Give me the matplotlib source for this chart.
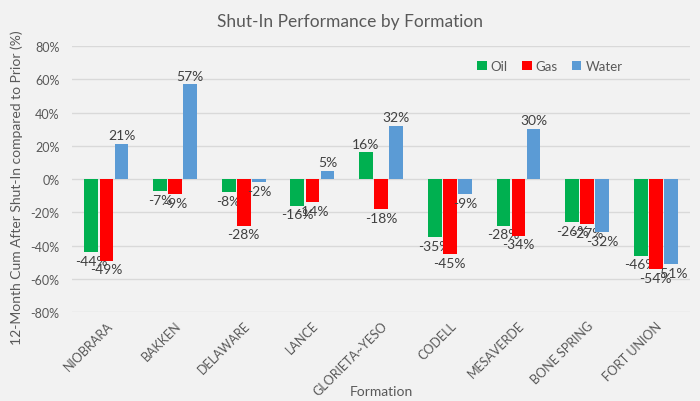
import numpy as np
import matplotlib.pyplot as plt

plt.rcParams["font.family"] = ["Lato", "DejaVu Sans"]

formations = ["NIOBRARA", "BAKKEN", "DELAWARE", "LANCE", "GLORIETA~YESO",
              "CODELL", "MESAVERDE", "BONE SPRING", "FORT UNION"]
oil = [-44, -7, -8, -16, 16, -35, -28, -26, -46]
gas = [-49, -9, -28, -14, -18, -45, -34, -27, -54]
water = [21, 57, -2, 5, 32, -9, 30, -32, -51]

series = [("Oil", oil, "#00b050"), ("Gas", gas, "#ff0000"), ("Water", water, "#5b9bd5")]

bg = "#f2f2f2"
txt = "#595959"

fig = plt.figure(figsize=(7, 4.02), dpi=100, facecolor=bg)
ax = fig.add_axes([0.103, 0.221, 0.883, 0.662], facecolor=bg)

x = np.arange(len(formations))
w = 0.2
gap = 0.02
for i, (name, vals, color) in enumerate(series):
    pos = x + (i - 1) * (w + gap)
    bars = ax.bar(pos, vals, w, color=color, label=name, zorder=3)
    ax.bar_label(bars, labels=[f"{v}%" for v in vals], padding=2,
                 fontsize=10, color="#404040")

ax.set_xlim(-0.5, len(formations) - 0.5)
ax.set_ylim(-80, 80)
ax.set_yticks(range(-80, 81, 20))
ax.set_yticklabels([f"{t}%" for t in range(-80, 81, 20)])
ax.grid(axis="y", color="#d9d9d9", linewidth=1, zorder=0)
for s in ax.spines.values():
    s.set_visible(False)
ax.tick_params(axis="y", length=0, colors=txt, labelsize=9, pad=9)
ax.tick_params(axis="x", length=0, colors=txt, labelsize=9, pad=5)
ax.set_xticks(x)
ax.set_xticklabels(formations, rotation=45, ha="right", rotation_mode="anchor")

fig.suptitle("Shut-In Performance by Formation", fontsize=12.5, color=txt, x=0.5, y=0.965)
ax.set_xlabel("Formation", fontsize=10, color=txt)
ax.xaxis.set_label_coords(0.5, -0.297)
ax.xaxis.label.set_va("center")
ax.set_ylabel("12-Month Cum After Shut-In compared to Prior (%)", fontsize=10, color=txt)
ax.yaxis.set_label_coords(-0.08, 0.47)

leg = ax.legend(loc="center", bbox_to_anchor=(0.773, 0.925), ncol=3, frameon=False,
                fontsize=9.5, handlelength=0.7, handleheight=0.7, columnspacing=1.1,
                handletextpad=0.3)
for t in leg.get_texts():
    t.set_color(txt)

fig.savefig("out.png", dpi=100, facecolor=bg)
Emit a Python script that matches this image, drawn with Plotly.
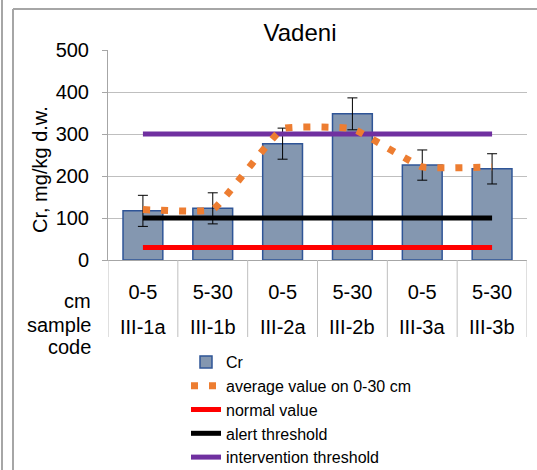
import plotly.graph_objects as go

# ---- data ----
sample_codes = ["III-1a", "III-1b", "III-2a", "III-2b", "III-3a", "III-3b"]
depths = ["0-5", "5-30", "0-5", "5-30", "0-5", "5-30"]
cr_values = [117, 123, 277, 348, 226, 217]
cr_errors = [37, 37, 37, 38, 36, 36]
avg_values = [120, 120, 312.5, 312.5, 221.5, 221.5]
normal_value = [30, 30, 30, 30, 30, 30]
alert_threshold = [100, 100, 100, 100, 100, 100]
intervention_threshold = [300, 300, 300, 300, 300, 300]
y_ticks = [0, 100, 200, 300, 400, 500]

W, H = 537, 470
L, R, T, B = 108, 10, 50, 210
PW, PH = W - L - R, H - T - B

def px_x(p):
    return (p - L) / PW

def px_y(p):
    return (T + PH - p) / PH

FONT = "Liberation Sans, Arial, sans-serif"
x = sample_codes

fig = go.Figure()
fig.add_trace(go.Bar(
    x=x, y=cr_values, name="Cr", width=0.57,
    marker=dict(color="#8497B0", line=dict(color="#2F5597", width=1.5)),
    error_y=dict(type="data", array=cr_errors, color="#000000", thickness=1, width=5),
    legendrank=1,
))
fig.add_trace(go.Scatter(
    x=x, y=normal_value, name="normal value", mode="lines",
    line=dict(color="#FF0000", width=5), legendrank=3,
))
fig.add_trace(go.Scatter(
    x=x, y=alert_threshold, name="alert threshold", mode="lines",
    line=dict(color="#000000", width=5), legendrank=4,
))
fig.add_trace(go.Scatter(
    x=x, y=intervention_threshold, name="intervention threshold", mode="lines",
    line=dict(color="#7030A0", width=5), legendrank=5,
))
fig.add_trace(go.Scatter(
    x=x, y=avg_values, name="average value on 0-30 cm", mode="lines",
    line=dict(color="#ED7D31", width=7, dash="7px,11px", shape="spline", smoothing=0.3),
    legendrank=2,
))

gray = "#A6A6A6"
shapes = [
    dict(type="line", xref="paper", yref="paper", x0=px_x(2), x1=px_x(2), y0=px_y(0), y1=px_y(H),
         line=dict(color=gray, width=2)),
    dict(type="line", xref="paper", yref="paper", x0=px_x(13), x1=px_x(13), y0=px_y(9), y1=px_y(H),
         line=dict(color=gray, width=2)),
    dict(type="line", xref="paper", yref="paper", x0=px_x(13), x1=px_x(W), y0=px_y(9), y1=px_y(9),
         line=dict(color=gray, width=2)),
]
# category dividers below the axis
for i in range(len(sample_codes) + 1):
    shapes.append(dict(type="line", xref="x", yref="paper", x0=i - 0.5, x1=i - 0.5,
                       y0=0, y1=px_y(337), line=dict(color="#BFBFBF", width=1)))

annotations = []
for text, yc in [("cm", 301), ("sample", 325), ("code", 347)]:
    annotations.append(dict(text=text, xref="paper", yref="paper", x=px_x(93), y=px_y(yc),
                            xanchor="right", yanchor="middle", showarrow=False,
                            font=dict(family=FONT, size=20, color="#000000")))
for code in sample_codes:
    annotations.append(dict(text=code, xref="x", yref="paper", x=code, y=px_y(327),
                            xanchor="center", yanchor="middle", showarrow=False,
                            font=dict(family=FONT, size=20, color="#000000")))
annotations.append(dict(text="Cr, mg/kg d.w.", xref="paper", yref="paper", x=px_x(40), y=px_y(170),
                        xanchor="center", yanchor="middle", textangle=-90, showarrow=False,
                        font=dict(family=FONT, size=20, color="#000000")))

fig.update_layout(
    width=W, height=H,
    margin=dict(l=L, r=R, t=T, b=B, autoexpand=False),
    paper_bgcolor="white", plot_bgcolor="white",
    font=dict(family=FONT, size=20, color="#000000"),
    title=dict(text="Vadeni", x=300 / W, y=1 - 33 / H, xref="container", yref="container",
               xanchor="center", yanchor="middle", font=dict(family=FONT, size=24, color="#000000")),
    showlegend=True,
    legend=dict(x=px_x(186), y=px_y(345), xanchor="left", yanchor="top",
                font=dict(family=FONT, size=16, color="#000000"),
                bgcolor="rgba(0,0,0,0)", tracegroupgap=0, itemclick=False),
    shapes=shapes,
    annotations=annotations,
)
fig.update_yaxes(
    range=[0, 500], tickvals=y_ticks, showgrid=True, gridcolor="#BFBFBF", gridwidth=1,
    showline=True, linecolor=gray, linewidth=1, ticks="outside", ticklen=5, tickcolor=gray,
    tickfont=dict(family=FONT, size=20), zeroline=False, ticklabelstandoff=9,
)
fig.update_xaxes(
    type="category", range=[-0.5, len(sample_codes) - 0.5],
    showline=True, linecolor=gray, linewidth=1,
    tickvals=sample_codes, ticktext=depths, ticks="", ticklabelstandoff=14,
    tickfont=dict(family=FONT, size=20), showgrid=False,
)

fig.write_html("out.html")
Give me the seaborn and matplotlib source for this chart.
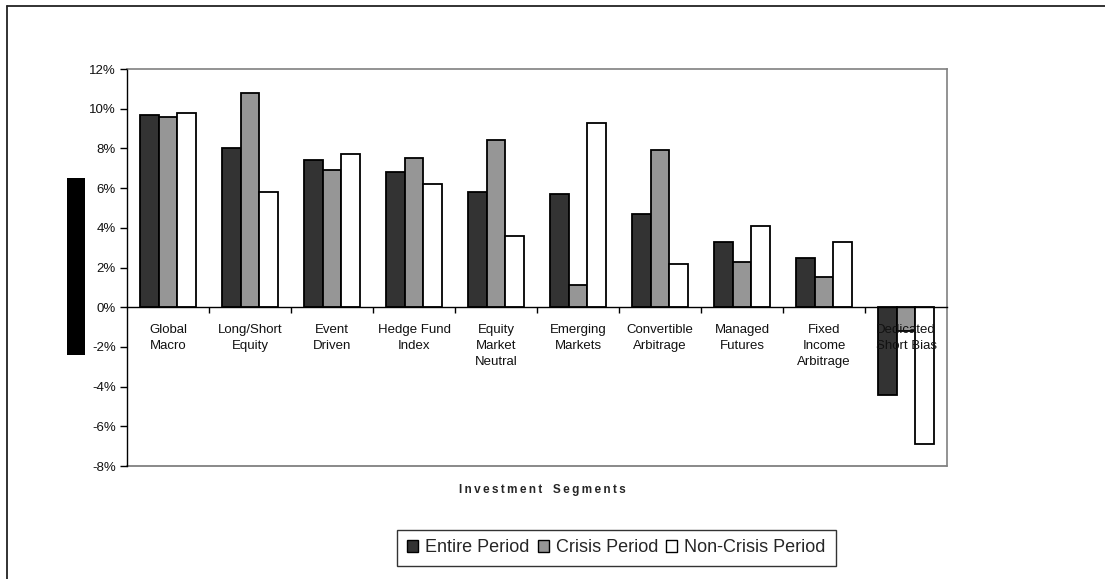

⁂

» **Exercise description**
Please quote the lines of the material, beginning with the first and ending with the one that contains "import plotly.graph_objects as go", exactly as written and without any pictures.

» **Final result**
Give me the matplotlib source for this chart.
import numpy as np
import matplotlib.pyplot as plt

plt.rcParams["font.family"] = ["Lato", "DejaVu Sans"]

formations = ["NIOBRARA", "BAKKEN", "DELAWARE", "LANCE", "GLORIETA~YESO",
              "CODELL", "MESAVERDE", "BONE SPRING", "FORT UNION"]
oil = [-44, -7, -8, -16, 16, -35, -28, -26, -46]
gas = [-49, -9, -28, -14, -18, -45, -34, -27, -54]
water = [21, 57, -2, 5, 32, -9, 30, -32, -51]

series = [("Oil", oil, "#00b050"), ("Gas", gas, "#ff0000"), ("Water", water, "#5b9bd5")]

bg = "#f2f2f2"
txt = "#595959"

fig = plt.figure(figsize=(7, 4.02), dpi=100, facecolor=bg)
ax = fig.add_axes([0.103, 0.221, 0.883, 0.662], facecolor=bg)

x = np.arange(len(formations))
w = 0.2
gap = 0.02
for i, (name, vals, color) in enumerate(series):
    pos = x + (i - 1) * (w + gap)
    bars = ax.bar(pos, vals, w, color=color, label=name, zorder=3)
    ax.bar_label(bars, labels=[f"{v}%" for v in vals], padding=2,
                 fontsize=10, color="#404040")

ax.set_xlim(-0.5, len(formations) - 0.5)
ax.set_ylim(-80, 80)
ax.set_yticks(range(-80, 81, 20))
ax.set_yticklabels([f"{t}%" for t in range(-80, 81, 20)])
ax.grid(axis="y", color="#d9d9d9", linewidth=1, zorder=0)
for s in ax.spines.values():
    s.set_visible(False)
ax.tick_params(axis="y", length=0, colors=txt, labelsize=9, pad=9)
ax.tick_params(axis="x", length=0, colors=txt, labelsize=9, pad=5)
ax.set_xticks(x)
ax.set_xticklabels(formations, rotation=45, ha="right", rotation_mode="anchor")

fig.suptitle("Shut-In Performance by Formation", fontsize=12.5, color=txt, x=0.5, y=0.965)
ax.set_xlabel("Formation", fontsize=10, color=txt)
ax.xaxis.set_label_coords(0.5, -0.297)
ax.xaxis.label.set_va("center")
ax.set_ylabel("12-Month Cum After Shut-In compared to Prior (%)", fontsize=10, color=txt)
ax.yaxis.set_label_coords(-0.08, 0.47)

leg = ax.legend(loc="center", bbox_to_anchor=(0.773, 0.925), ncol=3, frameon=False,
                fontsize=9.5, handlelength=0.7, handleheight=0.7, columnspacing=1.1,
                handletextpad=0.3)
for t in leg.get_texts():
    t.set_color(txt)

fig.savefig("out.png", dpi=100, facecolor=bg)
Emit a Python script that matches this image, drawn with Plotly.
import plotly.graph_objects as go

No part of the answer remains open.